## begin Input for this task
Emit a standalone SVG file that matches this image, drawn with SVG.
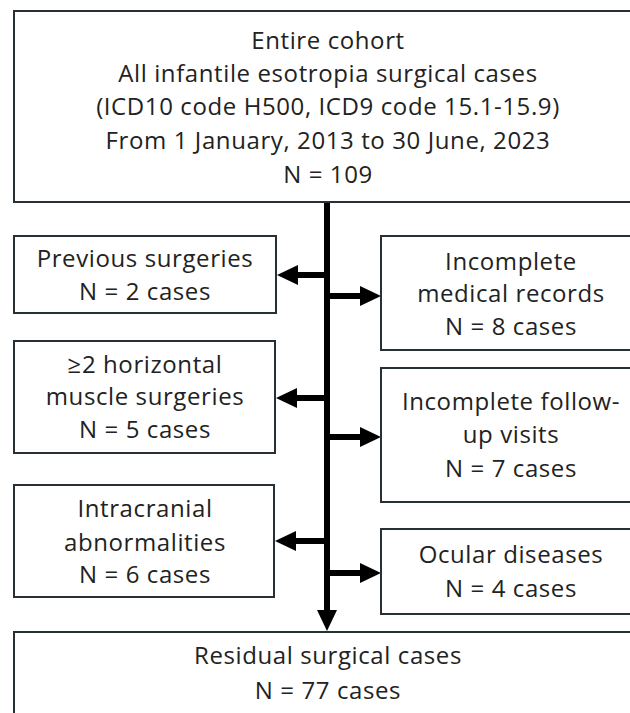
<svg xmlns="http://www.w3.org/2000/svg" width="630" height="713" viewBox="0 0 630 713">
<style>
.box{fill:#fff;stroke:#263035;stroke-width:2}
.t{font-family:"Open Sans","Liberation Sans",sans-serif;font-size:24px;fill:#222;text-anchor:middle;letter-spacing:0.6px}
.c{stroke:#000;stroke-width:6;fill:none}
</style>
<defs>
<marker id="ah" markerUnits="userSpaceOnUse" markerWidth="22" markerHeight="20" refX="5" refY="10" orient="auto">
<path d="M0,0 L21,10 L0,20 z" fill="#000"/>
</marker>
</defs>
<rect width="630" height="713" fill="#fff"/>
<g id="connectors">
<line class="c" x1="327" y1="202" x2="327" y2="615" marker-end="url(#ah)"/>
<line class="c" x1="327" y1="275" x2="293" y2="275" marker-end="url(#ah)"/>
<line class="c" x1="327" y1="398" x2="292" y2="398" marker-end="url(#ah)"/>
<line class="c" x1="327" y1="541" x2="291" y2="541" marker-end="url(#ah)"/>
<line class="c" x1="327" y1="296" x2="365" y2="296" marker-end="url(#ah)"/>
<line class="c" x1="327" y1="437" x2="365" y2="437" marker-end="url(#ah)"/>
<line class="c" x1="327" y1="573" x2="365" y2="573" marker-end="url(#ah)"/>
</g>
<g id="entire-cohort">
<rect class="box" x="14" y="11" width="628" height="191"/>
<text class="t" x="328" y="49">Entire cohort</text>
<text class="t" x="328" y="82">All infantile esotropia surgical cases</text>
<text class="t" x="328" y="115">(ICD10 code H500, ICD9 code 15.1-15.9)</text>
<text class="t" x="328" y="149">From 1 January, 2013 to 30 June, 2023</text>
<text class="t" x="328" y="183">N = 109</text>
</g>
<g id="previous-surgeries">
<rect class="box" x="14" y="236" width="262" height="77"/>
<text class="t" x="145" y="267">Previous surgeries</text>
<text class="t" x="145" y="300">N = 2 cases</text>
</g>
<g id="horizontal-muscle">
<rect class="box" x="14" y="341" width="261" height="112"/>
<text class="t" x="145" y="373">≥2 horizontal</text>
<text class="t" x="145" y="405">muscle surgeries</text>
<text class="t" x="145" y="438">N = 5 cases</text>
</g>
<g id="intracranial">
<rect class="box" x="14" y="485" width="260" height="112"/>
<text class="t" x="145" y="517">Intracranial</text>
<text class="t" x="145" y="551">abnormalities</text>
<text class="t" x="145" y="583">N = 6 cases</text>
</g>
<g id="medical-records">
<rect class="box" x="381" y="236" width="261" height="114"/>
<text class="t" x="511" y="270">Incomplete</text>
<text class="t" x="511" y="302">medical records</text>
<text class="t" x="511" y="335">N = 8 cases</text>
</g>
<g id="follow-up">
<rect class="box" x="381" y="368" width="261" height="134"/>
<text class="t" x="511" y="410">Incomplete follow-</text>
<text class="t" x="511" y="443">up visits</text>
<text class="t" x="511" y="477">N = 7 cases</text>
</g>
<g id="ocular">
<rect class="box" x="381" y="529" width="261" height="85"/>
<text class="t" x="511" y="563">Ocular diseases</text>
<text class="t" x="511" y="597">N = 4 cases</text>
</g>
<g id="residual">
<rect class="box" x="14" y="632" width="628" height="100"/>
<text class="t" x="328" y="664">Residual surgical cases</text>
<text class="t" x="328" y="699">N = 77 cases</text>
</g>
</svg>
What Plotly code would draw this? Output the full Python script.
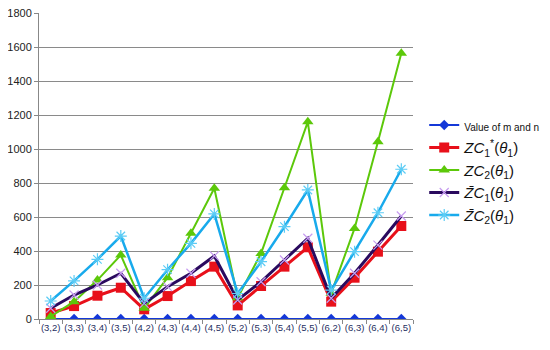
## end Input for this task
Goal »
Your task is to return the entries above exactly, with no pictures.

Problem solution »
Emit a standalone SVG file that matches this image, drawn with SVG.
<svg xmlns="http://www.w3.org/2000/svg" width="630" height="713" viewBox="0 0 630 713">
<style>
.box{fill:#fff;stroke:#263035;stroke-width:2}
.t{font-family:"Open Sans","Liberation Sans",sans-serif;font-size:24px;fill:#222;text-anchor:middle;letter-spacing:0.6px}
.c{stroke:#000;stroke-width:6;fill:none}
</style>
<defs>
<marker id="ah" markerUnits="userSpaceOnUse" markerWidth="22" markerHeight="20" refX="5" refY="10" orient="auto">
<path d="M0,0 L21,10 L0,20 z" fill="#000"/>
</marker>
</defs>
<rect width="630" height="713" fill="#fff"/>
<g id="connectors">
<line class="c" x1="327" y1="202" x2="327" y2="615" marker-end="url(#ah)"/>
<line class="c" x1="327" y1="275" x2="293" y2="275" marker-end="url(#ah)"/>
<line class="c" x1="327" y1="398" x2="292" y2="398" marker-end="url(#ah)"/>
<line class="c" x1="327" y1="541" x2="291" y2="541" marker-end="url(#ah)"/>
<line class="c" x1="327" y1="296" x2="365" y2="296" marker-end="url(#ah)"/>
<line class="c" x1="327" y1="437" x2="365" y2="437" marker-end="url(#ah)"/>
<line class="c" x1="327" y1="573" x2="365" y2="573" marker-end="url(#ah)"/>
</g>
<g id="entire-cohort">
<rect class="box" x="14" y="11" width="628" height="191"/>
<text class="t" x="328" y="49">Entire cohort</text>
<text class="t" x="328" y="82">All infantile esotropia surgical cases</text>
<text class="t" x="328" y="115">(ICD10 code H500, ICD9 code 15.1-15.9)</text>
<text class="t" x="328" y="149">From 1 January, 2013 to 30 June, 2023</text>
<text class="t" x="328" y="183">N = 109</text>
</g>
<g id="previous-surgeries">
<rect class="box" x="14" y="236" width="262" height="77"/>
<text class="t" x="145" y="267">Previous surgeries</text>
<text class="t" x="145" y="300">N = 2 cases</text>
</g>
<g id="horizontal-muscle">
<rect class="box" x="14" y="341" width="261" height="112"/>
<text class="t" x="145" y="373">≥2 horizontal</text>
<text class="t" x="145" y="405">muscle surgeries</text>
<text class="t" x="145" y="438">N = 5 cases</text>
</g>
<g id="intracranial">
<rect class="box" x="14" y="485" width="260" height="112"/>
<text class="t" x="145" y="517">Intracranial</text>
<text class="t" x="145" y="551">abnormalities</text>
<text class="t" x="145" y="583">N = 6 cases</text>
</g>
<g id="medical-records">
<rect class="box" x="381" y="236" width="261" height="114"/>
<text class="t" x="511" y="270">Incomplete</text>
<text class="t" x="511" y="302">medical records</text>
<text class="t" x="511" y="335">N = 8 cases</text>
</g>
<g id="follow-up">
<rect class="box" x="381" y="368" width="261" height="134"/>
<text class="t" x="511" y="410">Incomplete follow-</text>
<text class="t" x="511" y="443">up visits</text>
<text class="t" x="511" y="477">N = 7 cases</text>
</g>
<g id="ocular">
<rect class="box" x="381" y="529" width="261" height="85"/>
<text class="t" x="511" y="563">Ocular diseases</text>
<text class="t" x="511" y="597">N = 4 cases</text>
</g>
<g id="residual">
<rect class="box" x="14" y="632" width="628" height="100"/>
<text class="t" x="328" y="664">Residual surgical cases</text>
<text class="t" x="328" y="699">N = 77 cases</text>
</g>
</svg>
What Plotly code would draw this? Output the full Python script.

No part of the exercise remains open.